По крайней мере до Второй мировой войной в Латинском квартале Парижа сохранялся дом, в котором в 1840 году снимал комнату Зинин. И русские эмигранты, указывая на старое здание, говорили: «Здесь жил наш замечательный ученый, «дедушка русской химии», Николай Николаевич Зинин».

Кавалер ордена Почетного легиона Франции

«Первый после Евклида, кто пошел правильным путем для решения проблемы о простых числах и достиг важных результатов, был Чебышев.

Английский ученый Сильвестр, сам занимавшийся проблемами, связанными с асимптотическим законом, назвал Чебышева победителем простых чисел, первым стеснившим их капризный поток в алгебраические границы».

Так писал о механике и математике Пафнутии Львовиче Чебышеве известный немецкий ученый Эдмунд-Георг-Герман Ландау.
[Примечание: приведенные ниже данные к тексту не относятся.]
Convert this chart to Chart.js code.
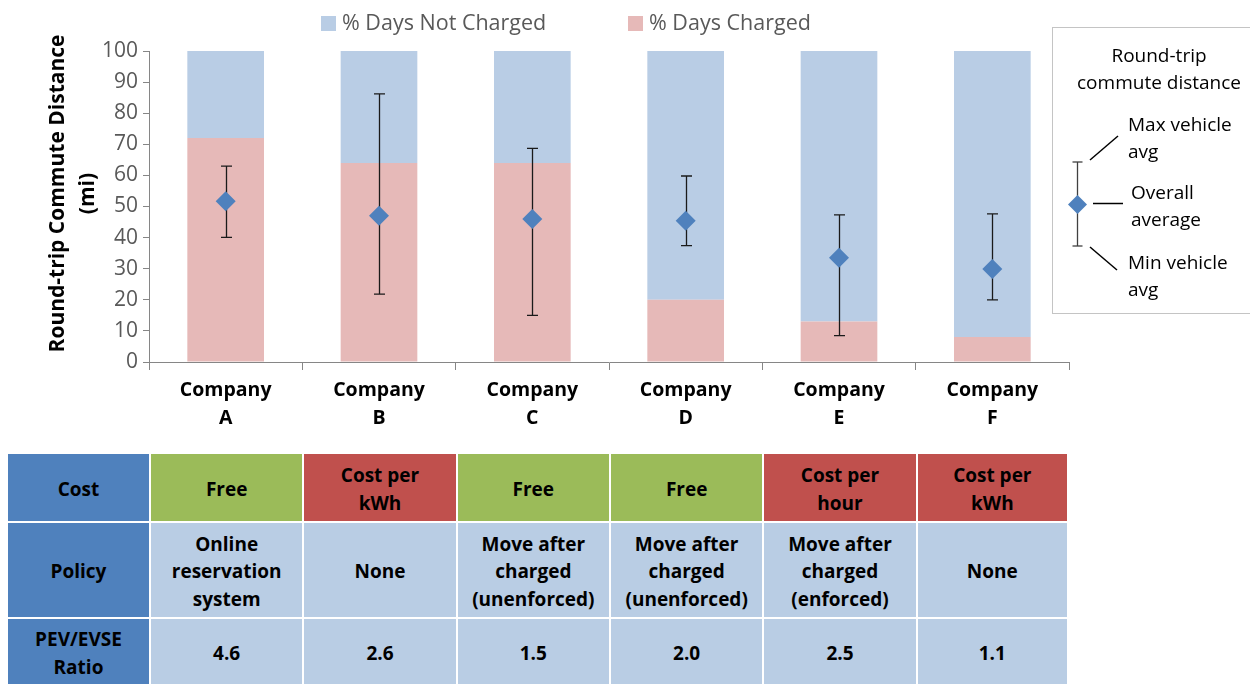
<!DOCTYPE html>
<html>
<head>
<meta charset="utf-8">
<script src="https://cdn.jsdelivr.net/npm/chart.js@4.4.1/dist/chart.umd.min.js"></script>
<style>
  body { margin: 0; background: #fff; font-family: "Open Sans", sans-serif; }
  #wrap { position: relative; width: 1250px; height: 684px; overflow: hidden; background: #fff; }
  #grafico { position: absolute; left: 0; top: 0; }
  .leyenda-item { position: absolute; top: 7px; font-size: 21.5px; color: #595959; white-space: nowrap; line-height: 30px; }
  .leyenda-item span { display: inline-block; width: 15px; height: 15px; margin-right: 6px; vertical-align: -1px; }
  #cajaLeyenda { position: absolute; left: 1052px; top: 27px; width: 220px; height: 287px; border: 1.5px solid #c4c4c4; box-sizing: border-box; }
  .caja-txt { position: absolute; font-size: 19px; color: #000; white-space: pre-line; line-height: 27px; }
  .celda { position: absolute; display: flex; align-items: center; justify-content: center; text-align: center; box-sizing: border-box;
           padding-top: 4px; font-weight: bold; font-size: 19px; line-height: 27.5px; white-space: pre-line; color: #000; }
</style>
</head>
<body>
<div id="wrap">
  <canvas id="grafico" width="1250" height="440"></canvas>
  <div id="cajaLeyenda">
    <div class="caja-txt" style="left:0;width:212px;text-align:center;top:14px;">Round-trip
commute distance</div>
    <svg width="80" height="260" style="position:absolute;left:0;top:0" xmlns="http://www.w3.org/2000/svg">
      <g stroke="#404040" stroke-width="1.3">
        <line x1="24.5" y1="134" x2="24.5" y2="218"/>
        <line x1="19.5" y1="134" x2="29.5" y2="134"/>
        <line x1="19.5" y1="218" x2="29.5" y2="218"/>
      </g>
      <polygon points="24.5,167 34,176.5 24.5,186 15,176.5" fill="#4F81BD"/>
      <g stroke="#000" stroke-width="1.5">
        <line x1="37" y1="132" x2="65" y2="108"/>
        <line x1="40" y1="175.5" x2="70" y2="175.5"/>
        <line x1="37" y1="219" x2="64" y2="242"/>
      </g>
    </svg>
    <div class="caja-txt" style="left:75px;top:83px;">Max vehicle
avg</div>
    <div class="caja-txt" style="left:78px;top:151px;">Overall
average</div>
    <div class="caja-txt" style="left:75px;top:221px;">Min vehicle
avg</div>
  </div>
  <div id="tabla"></div>
</div>
<script>
// datos
const empresas = [["Company", "A"], ["Company", "B"], ["Company", "C"], ["Company", "D"], ["Company", "E"], ["Company", "F"]];
const pctCargado = [72, 64, 64, 20, 13, 8];
const pctNoCargado = [28, 36, 36, 80, 87, 92];
const promedioGeneral = [51.7, 47, 46, 45.4, 33.5, 29.9];
const maxVehiculo = [63, 86.2, 68.7, 59.8, 47.3, 47.6];
const minVehiculo = [40.1, 21.8, 15, 37.4, 8.5, 20];
const ticksY = [0, 10, 20, 30, 40, 50, 60, 70, 80, 90, 100];

const filasTabla = ["Cost", "Policy", "PEV/EVSE\nRatio"];
const costos = ["Free", "Cost per\nkWh", "Free", "Free", "Cost per\nhour", "Cost per\nkWh"];
const politicas = ["Online\nreservation\nsystem", "None", "Move after\ncharged\n(unenforced)",
                   "Move after\ncharged\n(unenforced)", "Move after\ncharged\n(enforced)", "None"];
const ratios = ["4.6", "2.6", "1.5", "2.0", "2.5", "1.1"];

const FUENTE = "'Open Sans', sans-serif";

// barras de error (min / max por vehiculo), debajo del rombo
const pluginErrores = {
  id: "errores",
  beforeDatasetDraw(chart, args) {
    if (args.index !== 0) return;
    const { ctx, scales: { x, y } } = chart;
    ctx.save();
    ctx.strokeStyle = "#1a1a1a";
    ctx.lineWidth = 1.3;
    maxVehiculo.forEach((mx, i) => {
      const px = Math.round(x.getPixelForValue(i)) + 0.5;
      const y1 = y.getPixelForValue(mx);
      const y2 = y.getPixelForValue(minVehiculo[i]);
      ctx.beginPath();
      ctx.moveTo(px, y1); ctx.lineTo(px, y2);
      ctx.moveTo(px - 5.5, y1); ctx.lineTo(px + 5.5, y1);
      ctx.moveTo(px - 5.5, y2); ctx.lineTo(px + 5.5, y2);
      ctx.stroke();
    });
    ctx.restore();
  }
};

// titulo del eje Y en dos lineas
const pluginTituloY = {
  id: "tituloY",
  afterDraw(chart) {
    const { ctx, chartArea } = chart;
    const cy = (chartArea.top + chartArea.bottom) / 2 - 13;
    ctx.save();
    ctx.fillStyle = "#000";
    ctx.font = "bold 21px " + FUENTE;
    ctx.textAlign = "center";
    ctx.textBaseline = "middle";
    [["Round-trip Commute Distance", 58], ["(mi)", 88]].forEach(([t, cx]) => {
      ctx.save();
      ctx.translate(cx, cy);
      ctx.rotate(-Math.PI / 2);
      ctx.fillText(t, 0, 0);
      ctx.restore();
    });
    ctx.restore();
  }
};

const grafico = new Chart(document.getElementById("grafico").getContext("2d"), {
  type: "bar",
  data: {
    labels: empresas,
    datasets: [
      {
        type: "line", label: "Overall average", data: promedioGeneral, stack: "prom", order: 0,
        showLine: false, pointStyle: "rectRot", pointRadius: 10, pointBorderWidth: 0,
        pointBackgroundColor: "#4F81BD", pointBorderColor: "#4F81BD"
      },
      { label: "% Days Charged", data: pctCargado, backgroundColor: "#E6B9B8", stack: "pct", order: 1 },
      { label: "% Days Not Charged", data: pctNoCargado, backgroundColor: "#B9CDE5", stack: "pct", order: 2 }
    ]
  },
  options: {
    responsive: false,
    animation: false,
    devicePixelRatio: 1,
    events: [],
    layout: { padding: { top: 51, right: 181, left: 0, bottom: 0 } },
    datasets: { bar: { barPercentage: 0.5, categoryPercentage: 1 } },
    plugins: { legend: { display: false }, tooltip: { enabled: false } },
    scales: {
      x: {
        stacked: true,
        grid: { drawOnChartArea: false, offset: true, tickLength: 8, color: "#868686" },
        border: { color: "#868686" },
        ticks: { color: "#000", autoSkip: false, maxRotation: 0, padding: 7,
                 font: { family: FUENTE, size: 19.5, weight: "bold", lineHeight: 1.4 } },
        afterFit(s) { s.height = 78; }
      },
      y: {
        stacked: true, min: 0, max: 100,
        afterBuildTicks(s) { s.ticks = ticksY.map(v => ({ value: v })); },
        grid: { drawOnChartArea: false, tickLength: 6, color: "#868686" },
        border: { color: "#868686" },
        ticks: { color: "#595959", padding: 5, font: { family: FUENTE, size: 21 } },
        afterFit(s) { s.width = 149; }
      }
    }
  },
  plugins: [pluginErrores, pluginTituloY]
});

// leyenda superior
function crearLeyenda() {
  const wrap = document.getElementById("wrap");
  const pos = [321, 628];
  [2, 1].forEach((di, k) => {
    const ds = grafico.data.datasets[di];
    const d = document.createElement("div");
    d.className = "leyenda-item";
    d.style.left = pos[k] + "px";
    d.innerHTML = `<span style="background:${ds.backgroundColor}"></span>`;
    d.appendChild(document.createTextNode(ds.label));
    wrap.appendChild(d);
  });
}

// tabla inferior alineada con las categorias del eje X
function crearTabla() {
  const tabla = document.getElementById("tabla");
  const x = grafico.scales.x;
  const ancho = (x.right - x.left) / empresas.length;
  const filas = [[454, 521], [523, 617], [619, 684]];
  const contenido = [costos, politicas, ratios];
  const celda = (l, r, t, b, color, texto) => {
    const d = document.createElement("div");
    d.className = "celda";
    Object.assign(d.style, { left: l + "px", top: t + "px", width: (r - l) + "px", height: (b - t) + "px", background: color });
    d.textContent = texto;
    tabla.appendChild(d);
  };
  filas.forEach(([t, b], f) => {
    celda(8, x.left, t, b, "#4F81BD", filasTabla[f]);
    contenido[f].forEach((txt, i) => {
      const l = x.left + ancho * i + 2;
      const r = x.left + ancho * (i + 1) - (i === empresas.length - 1 ? 2 : 0);
      let color = "#B9CDE4";
      if (f === 0) color = txt === "Free" ? "#9BBB59" : "#C0504D";
      celda(l, r, t, b, color, txt);
    });
  });
}

crearLeyenda();
crearTabla();
</script>
</body>
</html>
Чебышев бывал в Париже во время своих непродолжительных командировок. Однако научный мир Франции по достоинству ценил его труды.

В 1849 году двадцативосьмилетний Пафнутий Львович защитил при Петербургском университете докторскую диссертацию «Теория сравнений». Вскоре она была переведена на французский язык. Во второй половине XIX века во Франции появились его работы: «Опыт элементарного анализа теории вероятностей», «О средних величинах», «О двух теоремах относительно вероятностей».

Чебышев выступал с докладами на сессиях Парижской Академии наук. Он обменивался научными достижениями и мнениями с известными французскими математиками Огюстом Коши и Шарлем Эрмитом.

— Несмотря на зигзаги политики, мы будем сотрудничать, учиться друг у друга, обмениваться опытом во имя науки, — заявил однажды на сессии Парижской Академии наук Пафнутий Львович.

О Чебышеве высоко отзывался Эрмит: «…гордость науки в России, один из первых математиков Европы, один из величайших математиков всех времен».

В 1860 году Пафнутия Львовича избрали членом-корреспондентом Парижской Академии наук, а спустя четырнадцать лет — академиком.

Несколько раз его приглашали работать во Францию. Но он ссылался на занятость и научные планы в России.

Отказ не повлиял на взаимоотношения Чебышева с французскими коллегами и официальным Парижем. В 1885 году президент Франции Жюль Греви вручил ему офицерский орден Почетного легиона. А пять лет спустя Чебышев был удостоен Командорского Креста этого ордена.